A segunda leitura é uma leitura de bastidor, pré-textual, relativamente independente daquilo que é reunido e exposto em cada uma das sessões. Nela, o que lemos é certa ideia de arquivo, maiormente eivada por uma perspectiva impura de pesquisa. Na companhia de Michel Foucault e de seus interlocutores, o autor-arquivista é antes um apropriador, que escreve sem escrever. Enunciado no prólogo, o princípio geral da pesquisa – “[...] jamais representar, jamais falar em nome de outrem, jamais submetê-lo a qualquer grilhão hermenêutico” (AQUINO, 2021, p. 13) – sugere um procedimento de seleção e montagem cujo objetivo geral é criar condições para um movimento de sentido orientando por um estilo de pensamento que também é conector, e não decodificador.

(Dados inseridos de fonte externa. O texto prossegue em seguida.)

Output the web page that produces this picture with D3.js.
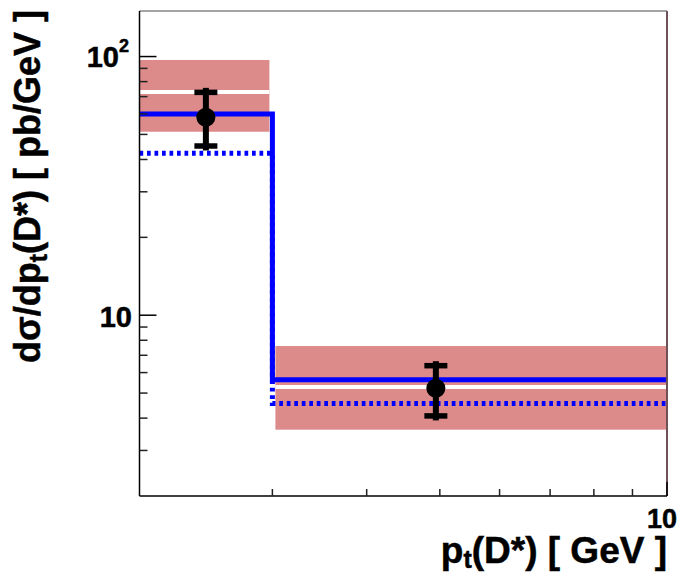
<!DOCTYPE html>
<html>
<head>
<meta charset="utf-8">
<script src="https://cdn.jsdelivr.net/npm/d3@7"></script>
<style>
  html, body { margin: 0; padding: 0; background: #fff; }
  svg text { font-family: "Liberation Sans", Arial, Helvetica, sans-serif; font-weight: bold; fill: #000; stroke: #000; stroke-width: 0.5px; }
</style>
</head>
<body>
<svg id="chart" width="688" height="574"></svg>
<script>
// Bin edges in pt(D*) [GeV]
const binEdges = [2, 3, 10];
// Theory band (upper / lower / central) per bin [pb/GeV]
const bandHigh = [97.0, 7.60];
const bandLow = [51.2, 3.61];
const bandCentral = [73.0, 5.28];
// NLO predictions per bin (solid and dotted curves)
const predSolid = [60.0, 5.63];
const predDotted = [42.3, 4.56];
// Measured cross sections
const pointX = [2.449, 4.94];
const pointY = [58.3, 5.22];
const errHigh = [72.7, 6.38];
const errLow = [45.1, 4.08];
// Axis ranges and ticks
const xDomain = [2, 10];
const yDomain = [2, 150];
const xMinorTicks = [3, 4, 5, 6, 7, 8, 9];
const xMajorTicks = [10];
const yMajorTicks = [10, 100];
const yMinorTicks = [3, 4, 5, 6, 7, 8, 9, 20, 30, 40, 50, 60, 70, 80, 90];

const svg = d3.select("#chart");
const frameL = 139.5, frameR = 667, frameT = 11, frameB = 496;

const x = d3.scaleLog().domain(xDomain).range([frameL, frameR]);
const y = d3.scaleLog().domain(yDomain).range([frameB, frameT]);

const bins = d3.range(binEdges.length - 1).map(i => ({
  lo: binEdges[i], hi: binEdges[i + 1],
  bHi: bandHigh[i], bLo: bandLow[i], bC: bandCentral[i]
}));

// theory bands, with a small gap at inner bin boundaries
const gap = 3;
const bx0 = d => x(d.lo) + (d.lo === xDomain[0] ? 0 : gap);
const bx1 = d => x(d.hi) - (d.hi === xDomain[1] ? 0 : gap);

svg.append("g").selectAll("rect").data(bins).join("rect")
  .attr("x", bx0)
  .attr("width", d => bx1(d) - bx0(d))
  .attr("y", d => y(d.bHi))
  .attr("height", d => y(d.bLo) - y(d.bHi))
  .attr("fill", "#dc8a8a");

svg.append("g").selectAll("line").data(bins).join("line")
  .attr("x1", bx0).attr("x2", bx1)
  .attr("y1", d => y(d.bC)).attr("y2", d => y(d.bC))
  .attr("stroke", "#fff").attr("stroke-width", 4);

// step curves
const stepData = vals => {
  const pts = vals.map((v, i) => [binEdges[i], v]);
  pts.push([binEdges[binEdges.length - 1], vals[vals.length - 1]]);
  return pts;
};
const step = d3.line().x(d => x(d[0])).y(d => y(d[1])).curve(d3.curveStepAfter);

svg.append("path").datum(stepData(predDotted))
  .attr("d", step).attr("fill", "none")
  .attr("stroke", "#0000ff").attr("stroke-width", 5)
  .attr("stroke-dasharray", "3.7,3.8");

svg.append("path").datum(stepData(predSolid))
  .attr("d", step).attr("fill", "none")
  .attr("stroke", "#0000ff").attr("stroke-width", 5);

// data points with error bars
const pts = pointX.map((px, i) => ({ x: px, y: pointY[i], hi: errHigh[i], lo: errLow[i] }));
const gp = svg.append("g");
const capW = 23, over = 4.5;
gp.selectAll("line.v").data(pts).join("line").attr("class", "v")
  .attr("x1", d => x(d.x)).attr("x2", d => x(d.x))
  .attr("y1", d => y(d.hi) - over).attr("y2", d => y(d.lo) + over)
  .attr("stroke", "#000").attr("stroke-width", 6);
gp.selectAll("line.ct").data(pts).join("line").attr("class", "ct")
  .attr("x1", d => x(d.x) - capW / 2).attr("x2", d => x(d.x) + capW / 2)
  .attr("y1", d => y(d.hi)).attr("y2", d => y(d.hi))
  .attr("stroke", "#000").attr("stroke-width", 5.5);
gp.selectAll("line.cb").data(pts).join("line").attr("class", "cb")
  .attr("x1", d => x(d.x) - capW / 2).attr("x2", d => x(d.x) + capW / 2)
  .attr("y1", d => y(d.lo)).attr("y2", d => y(d.lo))
  .attr("stroke", "#000").attr("stroke-width", 5.5);
gp.selectAll("circle").data(pts).join("circle")
  .attr("cx", d => x(d.x)).attr("cy", d => y(d.y)).attr("r", 9.5)
  .attr("fill", "#000");

// frame
svg.append("line").attr("x1", frameL).attr("x2", frameR).attr("y1", frameT).attr("y2", frameT)
  .attr("stroke", "#858585").attr("stroke-width", 1.5);
svg.append("line").attr("x1", frameR).attr("x2", frameR).attr("y1", frameT).attr("y2", frameB)
  .attr("stroke", "#6e5258").attr("stroke-width", 2);
svg.append("line").attr("x1", frameL).attr("x2", frameL).attr("y1", frameT).attr("y2", frameB)
  .attr("stroke", "#000").attr("stroke-width", 1.5);
svg.append("line").attr("x1", frameL).attr("x2", frameR).attr("y1", frameB).attr("y2", frameB)
  .attr("stroke", "#000").attr("stroke-width", 1.5);

// y ticks
const gy = svg.append("g");
gy.selectAll("line.maj").data(yMajorTicks).join("line").attr("class", "maj")
  .attr("x1", frameL).attr("x2", frameL + 17)
  .attr("y1", d => y(d)).attr("y2", d => y(d))
  .attr("stroke", "#000").attr("stroke-width", 1.5);
gy.selectAll("line.min").data(yMinorTicks).join("line").attr("class", "min")
  .attr("x1", frameL).attr("x2", frameL + 8)
  .attr("y1", d => y(d)).attr("y2", d => y(d))
  .attr("stroke", "#222").attr("stroke-width", 1.5);

// x ticks
const gx = svg.append("g");
gx.selectAll("line.min").data(xMinorTicks).join("line").attr("class", "min")
  .attr("x1", d => x(d)).attr("x2", d => x(d))
  .attr("y1", frameB).attr("y2", frameB - 7)
  .attr("stroke", "#222").attr("stroke-width", 1.5);
gx.selectAll("line.maj").data(xMajorTicks).join("line").attr("class", "maj")
  .attr("x1", d => x(d)).attr("x2", d => x(d))
  .attr("y1", frameB).attr("y2", frameB - 14)
  .attr("stroke", "#000").attr("stroke-width", 1.5);

// y tick labels
svg.append("text").attr("x", 119).attr("y", y(100) + 10)
  .attr("text-anchor", "end").attr("font-size", 29).text("10");
svg.append("text").attr("x", 119).attr("y", y(100) - 5)
  .attr("font-size", 18).text("2");
svg.append("text").attr("x", 132).attr("y", y(10) + 12)
  .attr("text-anchor", "end").attr("font-size", 29).text("10");

// x tick label
svg.append("text").attr("x", x(10) - 5).attr("y", 528)
  .attr("text-anchor", "middle").attr("font-size", 27).text("10");

// axis titles
const xt = svg.append("text").attr("x", frameR).attr("y", 563)
  .attr("text-anchor", "end").attr("font-size", 37);
xt.append("tspan").text("p");
xt.append("tspan").attr("font-size", 25).attr("dy", 5).text("t");
xt.append("tspan").attr("dy", -5).text("(D*) [ GeV ]");

const yt = svg.append("text")
  .attr("transform", `translate(40,${frameT - 1}) rotate(-90)`)
  .attr("text-anchor", "end").attr("font-size", 36);
yt.append("tspan").text("dσ/dp");
yt.append("tspan").attr("font-size", 25).attr("dy", 7).text("t");
yt.append("tspan").attr("dy", -7).text("(D*) [ pb/GeV ]");
</script>
</body>
</html>
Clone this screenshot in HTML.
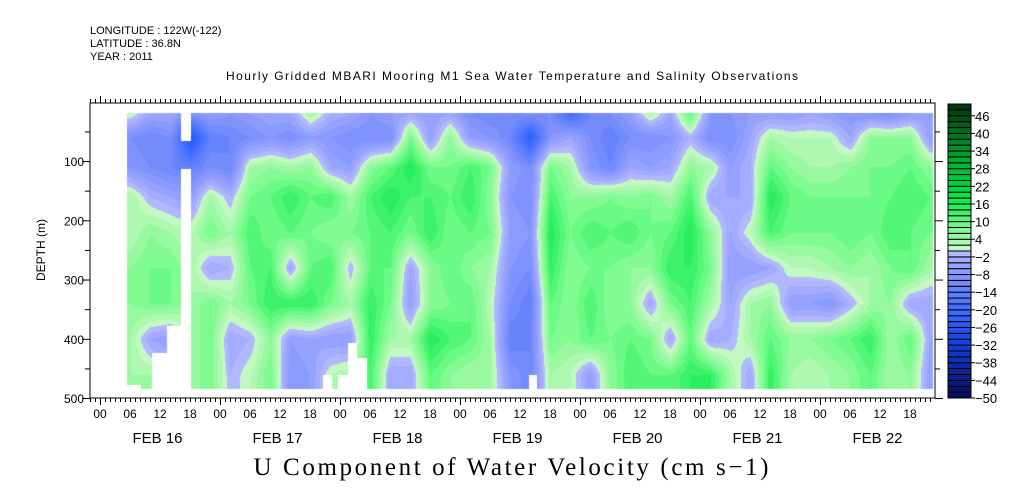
<!DOCTYPE html>
<html><head><meta charset="utf-8"><style>
html,body{margin:0;padding:0;background:#fff;width:1009px;height:504px;overflow:hidden}
#hm{position:absolute;left:0;top:0}
svg{position:absolute;left:0;top:0}
text{font-family:"Liberation Sans",sans-serif;fill:#000}
</style></head><body>
<canvas id="hm" width="1009" height="504"></canvas>
<svg id="ov" width="1009" height="504">
<text x="90" y="34" font-size="11">LONGITUDE : 122W(-122)</text>
<text x="90" y="47" font-size="11">LATITUDE : 36.8N</text>
<text x="90" y="60" font-size="11">YEAR : 2011</text>
<text x="512" y="80" font-size="12" text-anchor="middle" textLength="572">Hourly Gridded MBARI Mooring M1 Sea Water Temperature and Salinity Observations</text>
<text x="511" y="475" font-size="25" text-anchor="middle" textLength="515" style="font-family:'Liberation Serif',serif">U Component of Water Velocity (cm s−1)</text>
<text transform="translate(45,250) rotate(-90)" font-size="12" text-anchor="middle">DEPTH (m)</text>
<g id="axes"></g>
</svg>
<script>
// time (hours from FEB 16 00) of each data column
const hours = [6,10,14,18,22,26,30,34,38,42,46,50,54,58,62,66,70,74,78,82,86,90,94,98,102,106,110,114,118,122,126,130,134,138,142,146,150,154,158,162,166];
const depths = [20,60,110,160,220,280,340,400,460];
const values = [
[2,-10,-8,4,2,6,6,4,4],[-4,-12,-10,-2,6,8,8,-4,4],[-4,-10,-12,-4,4,8,8,-6,0],[-10,-26,-14,-6,2,4,4,4,4],
[-6,-14,-10,4,8,-4,8,8,8],[-8,-12,-12,-2,4,-2,4,-4,-2],[-6,-10,4,8,12,10,8,-2,2],[-4,-8,6,10,8,12,14,6,8],
[-4,-10,4,14,10,-4,14,-6,-8],[4,-6,6,10,8,10,14,-4,-6],[-2,-8,-4,12,6,12,8,-6,2],[-4,-10,-6,4,8,-2,4,-6,4],
[-8,-10,6,12,10,10,14,14,12],[-6,-10,10,16,12,10,8,4,-4],[-4,8,16,12,8,-4,-6,4,-4],[-6,-6,8,12,14,6,6,16,10],
[-4,6,8,10,8,10,8,12,6],[-10,-6,12,14,10,6,10,10,4],[-12,-8,8,6,8,4,2,4,4],[-10,-12,-6,-8,-6,-8,-10,-14,-8],
[-10,-24,-10,-10,-8,-10,-14,-12,-12],[-10,-8,8,12,16,14,10,8,4],[-20,-4,4,6,8,6,6,6,2],[-12,-10,-8,6,12,8,12,10,-6],
[-10,-14,-12,8,10,8,6,8,6],[-6,-10,-4,6,12,6,6,10,12],[4,-10,-6,8,8,6,-4,8,10],[-4,-8,-4,4,10,14,8,-4,10],
[10,-2,6,12,16,14,12,10,14],[-8,-10,4,-4,6,8,4,-4,14],[-8,-10,-6,-4,-4,-6,-4,-2,4],[-6,-4,-2,-4,2,-6,4,4,-4],
[-6,4,10,16,12,-4,6,10,14],[-6,2,6,10,8,2,-6,6,4],[-4,2,4,8,8,2,-6,6,2],[-6,2,4,8,8,4,-8,8,4],
[-8,-4,6,8,10,6,-2,10,6],[-8,6,8,8,8,4,4,14,10],[-10,6,8,10,12,8,6,4,4],[-6,6,10,12,10,10,-4,10,6],
[-6,-6,6,10,8,4,-4,-4,-6]];
// missing-data blocks: [startHour,endHour,startDepth,endDepth]
const gaps = [[5.4,8.2,477,500],[10.4,13.4,423,500],[13.4,16.2,378,500],[16.2,18.2,0,65],[16.2,18.2,113,500],
[44.6,46.4,461,500],[47.6,49.6,461,500],[49.6,51.4,407,500],[51.4,53.4,432,500],[85.8,87.4,461,500]];
const cbLabels = [-50,-44,-38,-32,-26,-20,-14,-8,-2,4,10,16,22,28,34,40,46];
const dayLabels = ["FEB 16","FEB 17","FEB 18","FEB 19","FEB 20","FEB 21","FEB 22"];

const X0=90,X1=935,Y0=103,Y1=398;
const xs=h=>100+5*h;
const ys=d=>101.8+0.5925*d;
const hOf=x=>(x-100)/5, dOf=y=>(y-101.8)/0.5925;
const anchors=[[-50,[10,10,90]],[-40,[12,40,160]],[-30,[20,70,235]],[-20,[60,108,255]],[-10,[122,142,252]],[-4,[156,166,255]],[-1,[178,184,255]],[1,[194,248,194]],[4,[164,248,168]],[8,[118,252,140]],[14,[50,240,100]],[20,[0,225,64]],[30,[0,176,48]],[40,[0,112,32]],[50,[0,48,16]]];
function col(v){v=Math.max(-49.9,Math.min(49.9,v));for(let i=0;i<anchors.length-1;i++){const a=anchors[i],b=anchors[i+1];if(v<=b[0]){const t=(v-a[0])/(b[0]-a[0]);return a[1].map((c,k)=>Math.round(c+(b[1][k]-c)*t));}}return anchors[anchors.length-1][1];}
function lvl(v){const l=Math.floor(v/2)*2;return col(l+1);}
function interp(arr,v){if(v<=arr[0])return[0,0,0];if(v>=arr[arr.length-1])return[arr.length-1,arr.length-1,0];for(let i=0;i<arr.length-1;i++)if(v<=arr[i+1])return[i,i+1,(v-arr[i])/(arr[i+1]-arr[i])];}
const cv=document.getElementById('hm'),ctx=cv.getContext('2d');
const dx0=Math.round(xs(5.4)),dx1=933,dy0=113,dy1=389;
const img=ctx.createImageData(dx1-dx0,dy1-dy0);
for(let y=dy0;y<dy1;y++){const d=dOf(y);const[j0,j1,tj]=interp(depths,d);
 for(let x=dx0;x<dx1;x++){const h=hOf(x);let gap=false;
  for(const g of gaps){if(h>=g[0]&&h<g[1]&&d>=g[2]&&d<g[3]){gap=true;break;}}
  const p=((y-dy0)*(dx1-dx0)+(x-dx0))*4;
  if(gap){img.data[p]=img.data[p+1]=img.data[p+2]=255;img.data[p+3]=255;continue;}
  const[i0,i1,ti]=interp(hours,h);
  const v=(values[i0][j0]*(1-tj)+values[i0][j1]*tj)*(1-ti)+(values[i1][j0]*(1-tj)+values[i1][j1]*tj)*ti;
  const c=lvl(v);img.data[p]=c[0];img.data[p+1]=c[1];img.data[p+2]=c[2];img.data[p+3]=255;}}
ctx.putImageData(img,dx0,dy0);

const NS='http://www.w3.org/2000/svg',ax=document.getElementById('axes');
function el(t,a,p){const e=document.createElementNS(NS,t);for(const k in a)e.setAttribute(k,a[k]);(p||ax).appendChild(e);return e;}
const fr=el('rect',{x:X0,y:Y0,width:X1-X0,height:Y1-Y0,fill:'none',stroke:'#000','stroke-width':1});


for(let h=-2;h<=167;h++){const x=xs(h)+0.5;if(x<X0||x>X1)continue;const L=(h%24===0)?7:4;
 el('line',{x1:x,x2:x,y1:Y1,y2:Y1+L,stroke:'#000'});el('line',{x1:x,x2:x,y1:Y0,y2:Y0-L,stroke:'#000'});
 if(h%6===0&&h>=0){const hh=((h%24)+'').padStart(2,'0');const t=el('text',{x:xs(h),y:418,'font-size':12,'text-anchor':'middle'});t.textContent=hh;
  
  }}
dayLabels.forEach((s,i)=>{const t=el('text',{x:xs(24*i+11.5),y:443,'font-size':15,'text-anchor':'middle'});t.textContent=s;
 
 });
for(let d=50;d<=500;d+=50){const y=ys(d)+0.5;const L=d%100===0?8:5;
 el('line',{x1:X0-L,x2:X0,y1:y,y2:y,stroke:'#000'});el('line',{x1:X1,x2:X1+L,y1:y,y2:y,stroke:'#000'});
 if(d%100===0){const t=el('text',{x:84,y:ys(d)+5,'font-size':12,'text-anchor':'end'});t.textContent=d;
  
  }}
const CB0=104,CB1=398,cbx=948,cbw=23,bh=(CB1-CB0)/50;
for(let k=0;k<50;k++){const v=-50+2*k;const c=col(v+1);
 const r=el('rect',{x:cbx,y:CB1-(k+1)*bh,width:cbw,height:bh,fill:`rgb(${c})`,stroke:'#000','stroke-width':1});
 
 }
cbLabels.forEach(v=>{const y=CB1-(v+50)/2*bh;el('line',{x1:cbx+cbw,x2:cbx+cbw+4,y1:y,y2:y,stroke:'#000'});
 const t=el('text',{x:975,y:y+5,'font-size':13});t.textContent=v<0?'−'+(-v):v;
 
 });
</script>
</body></html>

A mão que recorta e transcreve repete o dito e escrito, mas não o reproduz: deslocado e atualizado em uma montagem não-original, o referente é parte de uma trama intervalar, dentro da qual ele redimensiona e é redimensionado pelos elementos com os quais divide uma mesma superfície sem fundo. Por exemplo: o verbete Zero, que inaugura a sessão Grandezas, reúne nomes como Paulo Freire, Yves de la Taille, Rubem Alves, Ignácio de Loyola Brandão e Maria do Pilar Lacerda. O que os aproxima não é uma categoria temática comum, e sim o termo específico que é destacado dos fluxos discursivos e nomeia a montagem que eles encerram no livro.

O arquivista é um operador da palavra, uma vez que é pela palavra, significante maior, que os intervalos espaço-temporais são traçados. Assim, o zero é signo ideológico em Paulo Freire; consequência de um problema político em Yves de la Taille e Maria do Pilar Lacerda; questão didática com Rubem Alves; matéria de memória e traço geracional através de Ignácio de Loyola Brandão. Se o arquivo, tal como nos ensinam as lições foucaultianas, determina a lei e os limites do dizível em determinado contexto histórico, o inventário aqui em destaque torna explícita a condição plástica de suas fronteiras. À leitura em linha reta cabe testemunhar os termos circulando de excerto em excerto no interior de um mesmo quadrante, descortinando assim o gesto legitimamente autoral daquele que re-tece os discursos em um novo roteiro.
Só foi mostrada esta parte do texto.